Stevens plays sexy scientist Dr Goodbody who is conducting research into a new technique called the Sexual Hologram Interface Terminal, or S.H.I.T. for short; yep, that’s the level of humour we’re talking about here. In a short opening sequence we see her testing S.H.I.T. on hapless grunt Private Libo (James Bock); the purpose of this new piece of kit isn’t very clear but it allows the subject’s libido to be represented visually. Naturally, Libo’s test reveals the mucky thoughts he’s having about Dr Goodbody.
Meanwhile, at an unnamed secret military base, Colonel Sanders (Carl Merritt) is on the warpath and gunning for scientist Dr Kildare (Gunnar Hansen). News of Kildare’s pet project has been leaked to the press who are running with a headline story claiming that the US military is being infiltrated by transsexuals. Sanders wants answers and Kildare provides them, via a lengthy flashback which forms the main section of the movie.
It turns out that the snafu concerns the Replicator project, run by Dr Oliver (co-writer Keith Kjornes) and overseen by Colonel Sargeant (Rocky Patterson). Sargeant and boss General Mills (Alan York) have arrived to witness a demonstration of Replicator, to which Oliver’s bitter rival Dr Fields (Randy Clower) has managed to invite himself. The purpose of Repligator is to teleport soldiers from one place to another, thus giving the US Army a huge advantage on the battlefield; the demonstration is a complete success, aside from the fact that the volunteer soldier changes sex during the teleportation, emerging as a nymphomaniac bimbo in battle fatigues.
Now if you find this slight premise funny, as the film-makers clearly do, then you’re in for a treat; if not, then it’s going to be a long haul. However, halfway through even the film-makers realise this is not a sufficiently strong hook on which to hang a 90-minute movie and introduce another element: after the sex-changees have sex they inexplicably turn into ravenous walking alligators. Aware that even this insane plot twist might not be enough, there’s a third sub-plot that is never properly developed which concerns what appears to be a homosexual zombie.
It’s all as ridiculous as it sounds and risibly poor on a technical level.
That said the script is better than you’d expect and does manage to raise the occasional groan of laughter. The cast don’t appear have to received much in the way of direction and compensate by overacting wildly but they do it with such enthusiasm, especially the guys, that it’s difficult not to find it endearing. And why wouldn’t the guys be enthusiastic: they spend most of the film being groped by topless women.
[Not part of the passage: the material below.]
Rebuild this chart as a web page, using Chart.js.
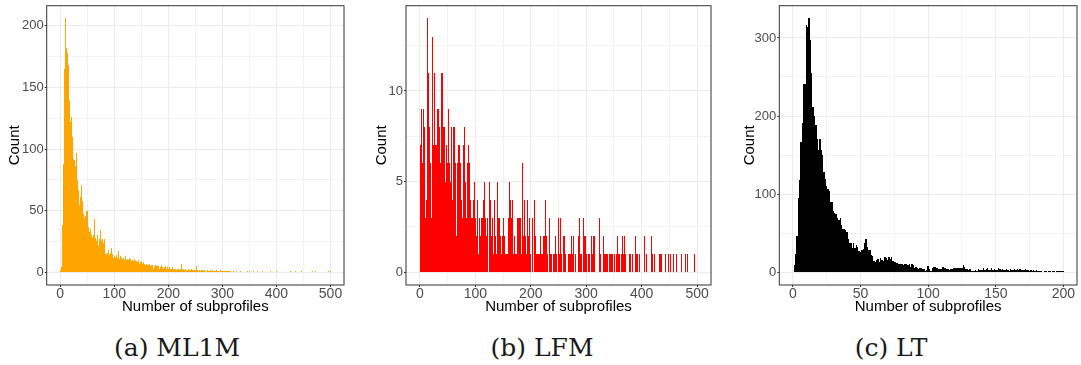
<!DOCTYPE html>
<html lang="en">
<head>
<meta charset="utf-8">
<title>Subprofiles per user</title>
<script src="https://cdn.jsdelivr.net/npm/chart.js@4.4.1/dist/chart.umd.min.js"></script>
<style>
  html, body { margin: 0; padding: 0; background: #ffffff; }
  body { position: relative; width: 1081px; height: 365px; overflow: hidden; }
  .panel { position: absolute; top: 0; height: 318px; }
  .caption {
    position: absolute; top: 335px; line-height: 25px;
    font-family: "DejaVu Serif", serif; font-size: 25px; color: #1a1a1a;
    transform: translateX(-50%); white-space: nowrap;
  }
</style>
</head>
<body>
  <div class="panel" style="left:6px; width:339px;"><canvas id="ml1m"></canvas></div>
  <div class="panel" style="left:373px; width:339px;"><canvas id="lfm"></canvas></div>
  <div class="panel" style="left:741px; width:337px;"><canvas id="lt"></canvas></div>
  <div class="caption" style="left:177px;">(a) ML1M</div>
  <div class="caption" style="left:542px;">(b) LFM</div>
  <div class="caption" style="left:891px;">(c) LT</div>

<script>
// Users per number of subprofiles, one bin per value, first bin = 1 subprofile
const ml1mCounts = [
  2,3,4,30,38,85,88,163,165,206,
  200,182,178,172,168,151,140,125,122,117,
  115,126,110,106,92,91,86,86,81,81,
  97,75,74,67,66,55,58,61,64,71,
  58,56,47,47,44,44,46,46,50,50,
  38,36,37,32,33,35,34,30,29,28,
  28,30,31,43,28,27,25,25,30,29,
  19,21,27,26,34,24,25,27,26,24,
  23,27,25,14,15,15,14,16,18,17,
  13,14,16,15,20,18,15,13,12,11,
  13,12,10,14,11,9,12,17,10,11,
  13,9,12,10,9,11,10,12,8,10,
  9,13,10,11,9,8,10,12,9,10,
  11,8,9,10,7,9,11,8,9,8,
  7,9,6,8,7,10,7,6,8,7,
  9,6,7,8,6,7,5,6,5,7,
  5,6,4,6,5,7,4,5,6,4,
  5,6,3,5,4,6,3,5,4,5,
  3,4,5,3,4,2,4,6,3,4,
  3,2,4,3,5,2,3,4,2,3,
  3,2,4,2,3,1,3,2,4,2,
  3,2,1,3,2,2,3,1,2,3,
  2,1,3,7,2,2,1,3,2,2,
  1,2,3,1,2,2,1,3,2,1,
  2,2,1,3,2,1,2,1,2,2,
  1,2,5,1,2,1,0,2,1,1,
  2,0,1,2,1,1,0,2,1,1,
  0,1,2,1,0,1,1,2,0,1,
  1,0,2,1,1,0,1,1,0,2,
  1,0,1,1,0,1,2,0,1,1,
  0,1,1,0,1,0,1,1,0,1,
  0,1,0,1,1,0,0,0,0,0,
  1,0,0,0,0,0,1,0,0,0,
  0,0,1,0,0,0,0,0,0,0,
  0,0,0,0,0,1,0,0,0,0,
  1,0,0,0,0,0,0,1,0,0,
  0,0,0,0,0,1,0,0,0,0,
  0,0,0,1,0,0,0,0,0,0,
  0,0,0,0,0,0,0,0,1,0,
  0,0,0,0,0,0,0,0,0,0,
  1,0,0,0,0,0,0,0,0,0,
  0,0,0,0,0,0,0,0,0,0,
  0,0,0,0,0,1,0,0,0,0,
  0,0,0,0,1,0,0,0,0,0,
  0,0,0,0,0,1,0,0,0,0,
  0,0,0,0,0,0,0,0,0,0,
  0,0,0,0,0,0,1,0,0,0,
  0,1,0,0,0,0,0,0,0,0,
  0,0,0,0,0,0,0,0,0,0,
  0,0,0,0,0,0,1,0,0,1
];

const lfmCounts = [
  7,9,5,6,4,9,7,8,
  5,3,4,2,14,10,11,8,7,
  8,6,3,2,13,9,7,5,4,
  11,7,7,5,9,6,9,9,7,
  8,6,11,9,11,11,8,7,5,
  8,5,7,6,6,4,9,6,5,
  6,5,8,7,4,3,8,5,6,
  8,6,2,1,6,4,7,5,5,
  7,6,4,3,3,2,7,5,6,
  8,5,3,2,6,4,7,6,6,
  5,4,3,2,3,3,4,2,3,
  5,3,2,1,4,2,1,1,3,
  3,2,3,3,3,2,4,3,3,
  5,3,3,2,3,1,0,0,5,
  5,4,3,2,3,3,1,1,1,
  4,2,1,1,5,3,3,2,3,
  3,2,2,1,2,2,3,1,2,
  2,1,1,1,1,0,3,2,1,
  5,3,4,3,4,2,1,1,1,
  2,1,1,1,3,2,3,2,3,
  2,2,3,1,6,3,2,1,1,
  4,2,2,1,4,3,2,1,3,
  1,1,0,0,3,1,0,0,2,
  4,2,1,1,1,1,1,1,1,
  1,1,2,1,1,1,2,1,2,
  2,1,4,2,1,1,0,0,2,
  3,1,1,1,0,0,1,1,1,
  1,1,2,1,0,0,3,2,1,
  1,0,3,1,0,0,2,1,2,
  2,1,1,0,0,0,1,0,1,
  1,0,1,1,2,1,2,1,0,
  0,0,1,0,0,0,2,1,1,
  3,1,0,0,1,0,3,1,2,
  1,0,2,1,1,0,1,1,1,
  0,0,0,0,2,1,2,1,2,
  1,0,0,0,0,0,0,0,3,
  2,1,1,0,0,0,2,1,1,
  1,1,1,0,1,1,1,0,0,
  1,1,1,0,1,1,0,0,0,
  1,0,0,0,1,0,2,1,1,
  0,0,0,0,1,0,2,1,0,
  2,1,1,0,0,0,0,0,0,
  1,0,1,0,0,0,1,0,0,
  0,0,2,1,0,0,1,0,1,
  0,0,0,0,0,0,0,0,2,
  1,0,0,0,1,0,0,0,0,
  0,0,0,0,2,1,1,0,1,
  0,0,0,0,0,0,0,0,1,
  1,0,1,0,1,0,0,0,0,
  0,0,1,0,0,0,0,0,1,
  0,0,1,0,0,0,0,0,1,
  0,0,0,0,1,0,0,0,0,
  0,0,0,0,1,0,0,0,0,
  0,0,1,0,0,0,1,0,0,
  0,0,0,0,0,0,0,0,0,
  1
];

const ltCounts = [
  9,23,47,95,118,167,191,241,241,317,
  314,325,297,255,212,200,189,170,157,170,
  157,150,129,120,110,106,104,90,90,78,
  76,75,69,67,69,60,56,55,54,51,
  42,38,37,31,37,31,35,33,27,26,
  29,30,38,43,33,28,28,22,21,14,
  13,16,17,13,18,16,15,20,18,16,
  19,17,19,14,13,13,12,11,11,10,
  11,9,10,11,9,11,7,10,9,5,
  7,6,4,5,5,4,4,2,3,8,
  4,2,5,7,7,5,5,4,4,4,
  7,5,5,4,4,3,4,4,5,5,
  6,6,5,6,6,9,7,4,4,3,
  4,2,1,1,3,2,4,3,3,3,
  5,3,4,5,3,3,5,3,4,3,
  3,5,4,3,4,3,3,4,3,2,
  4,3,3,4,3,4,3,4,3,3,
  3,4,3,3,2,3,2,3,2,3,
  2,1,2,2,0,1,1,0,1,1,
  0,1,1,0,1,1,1,1,1,1
];

// labelled axis breaks
const ml1mXBreaks = [0, 100, 200, 300, 400, 500];
const ml1mYBreaks = [0, 50, 100, 150, 200];
const lfmXBreaks = [0, 100, 200, 300, 400, 500];
const lfmYBreaks = [0, 5, 10];
const ltXBreaks = [0, 50, 100, 150, 200];
const ltYBreaks = [0, 100, 200, 300];

const SANS = '"Liberation Sans", Arial, Helvetica, sans-serif';

// labelled breaks plus the unlabelled half-way lines inside the range
function withMinor(breaks, min, max) {
  const half = (breaks[1] - breaks[0]) / 2;
  const out = breaks.filter(v => v >= min && v <= max).map(v => ({ value: v, labelled: true }));
  breaks.forEach(v => {
    [v - half, v + half].forEach(m => {
      if (m > min && m < max && !out.some(t => t.value === m)) out.push({ value: m, labelled: false });
    });
  });
  return out.sort((a, b) => a.value - b.value);
}

// snap bars to whole pixels; bins narrower than a pixel share one column
// (the tallest one shows), and any non-empty bin keeps at least 1px of height
const pixelSnap = {
  id: 'pixelSnap',
  beforeDatasetsDraw(chart) {
    chart.getSortedVisibleDatasetMetas().forEach(meta => {
      const x0 = meta.iScale.getPixelForValue(0);
      meta.data.forEach(bar => {
        let left, right;
        if (bar.width < 1) {
          left = Math.round(x0) + Math.floor(bar.x - x0);
          right = left + 1;
        } else {
          left = Math.round(bar.x - bar.width / 2);
          right = Math.round(bar.x + bar.width / 2);
        }
        const base = Math.round(bar.base);
        const top = bar.base - bar.y > 0.01 ? Math.min(Math.round(bar.y), base - 1) : base;
        bar.x = (left + right) / 2;
        bar.width = right - left;
        bar.y = top;
        bar.base = base;
      });
    });
  }
};

// dark frame round the plotting area, drawn over the bars
const panelBorder = {
  id: 'panelBorder',
  afterDatasetsDraw(chart) {
    const { ctx, chartArea: a } = chart;
    ctx.save();
    ctx.strokeStyle = '#333333';
    ctx.lineWidth = 1;
    ctx.strokeRect(a.left, a.top, a.right - a.left, a.bottom - a.top);
    ctx.restore();
  }
};

function drawHistogram(canvasId, counts, colour, xBreaks, yBreaks, yAxisWidth) {
  const xLimit = xBreaks[xBreaks.length - 1];
  const peak = Math.max(...counts);
  const xMin = -0.05 * xLimit, xMax = 1.05 * xLimit;
  const yMin = -0.05 * peak, yMax = 1.05 * peak;
  const points = counts.map((n, i) => ({ x: i + 1, y: n }));

  const grid = {
    offset: false,
    color: '#EBEBEB',
    lineWidth: ctx => (ctx.tick && ctx.tick.labelled ? 1 : 0.6),
    tickColor: ctx => (ctx.tick && ctx.tick.labelled ? '#333333' : 'rgba(0,0,0,0)'),
    tickLength: 2,
    tickWidth: 1
  };
  const tickText = (value, i, ticks) => (ticks[i].labelled ? String(value) : '');
  const titleFont = { family: SANS, size: 15 };

  return new Chart(document.getElementById(canvasId), {
    type: 'bar',
    data: {
      datasets: [{
        data: points,
        backgroundColor: colour,
        borderWidth: 0,
        inflateAmount: 0,
        barPercentage: 1,
        categoryPercentage: 1
      }]
    },
    options: {
      animation: false,
      responsive: true,
      maintainAspectRatio: false,
      events: [],
      layout: { padding: { top: 5.7, right: 1, bottom: 0, left: 0 } },
      plugins: { legend: { display: false }, tooltip: { enabled: false } },
      scales: {
        x: {
          type: 'linear', min: xMin, max: xMax, offset: false,
          afterBuildTicks: s => { s.ticks = withMinor(xBreaks, xMin, xMax); },
          afterFit: s => { s.height = 33; s.paddingLeft = 0; s.paddingRight = 0; },
          grid: grid,
          border: { display: false },
          ticks: { autoSkip: false, maxRotation: 0, padding: -1, color: '#4D4D4D', font: { family: SANS, size: 14 }, callback: tickText },
          title: { display: true, text: 'Number of subprofiles', color: '#000000', font: titleFont, padding: { top: 0, bottom: 2 } }
        },
        y: {
          type: 'linear', min: yMin, max: yMax,
          afterBuildTicks: s => { s.ticks = withMinor(yBreaks, yMin, yMax); },
          afterFit: s => { s.width = yAxisWidth; s.paddingTop = 0; s.paddingBottom = 0; },
          grid: grid,
          border: { display: false },
          ticks: { autoSkip: false, padding: 1, color: '#4D4D4D', font: { family: SANS, size: 13 }, callback: tickText },
          title: { display: true, text: 'Count', color: '#000000', font: titleFont, padding: { top: 0, bottom: 0 } }
        }
      }
    },
    plugins: [pixelSnap, panelBorder]
  });
}

drawHistogram('ml1m', ml1mCounts, '#FFA500', ml1mXBreaks, ml1mYBreaks, 40.7);
drawHistogram('lfm', lfmCounts, '#FF0000', lfmXBreaks, lfmYBreaks, 33);
drawHistogram('lt', ltCounts, '#000000', ltXBreaks, ltYBreaks, 38.3);
</script>
</body>
</html>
So pretty crude then overall but surprisingly inoffensive mainly, I suspect, because it’s so daft and ramshackle. For example, when Colonel Sanders marches into Dr Kildare’s lab brandishing a newspaper, the headlines that he finds so outrageous have quite clearly been cut from a sheet of printed paper and pasted onto a dummy newspaper. But in the end it’s only those with the stoniest of hearts who will not warm to a film which features as its monster something called Gatorbabe – a transsexual soldier wearing a fake plastic alligator head.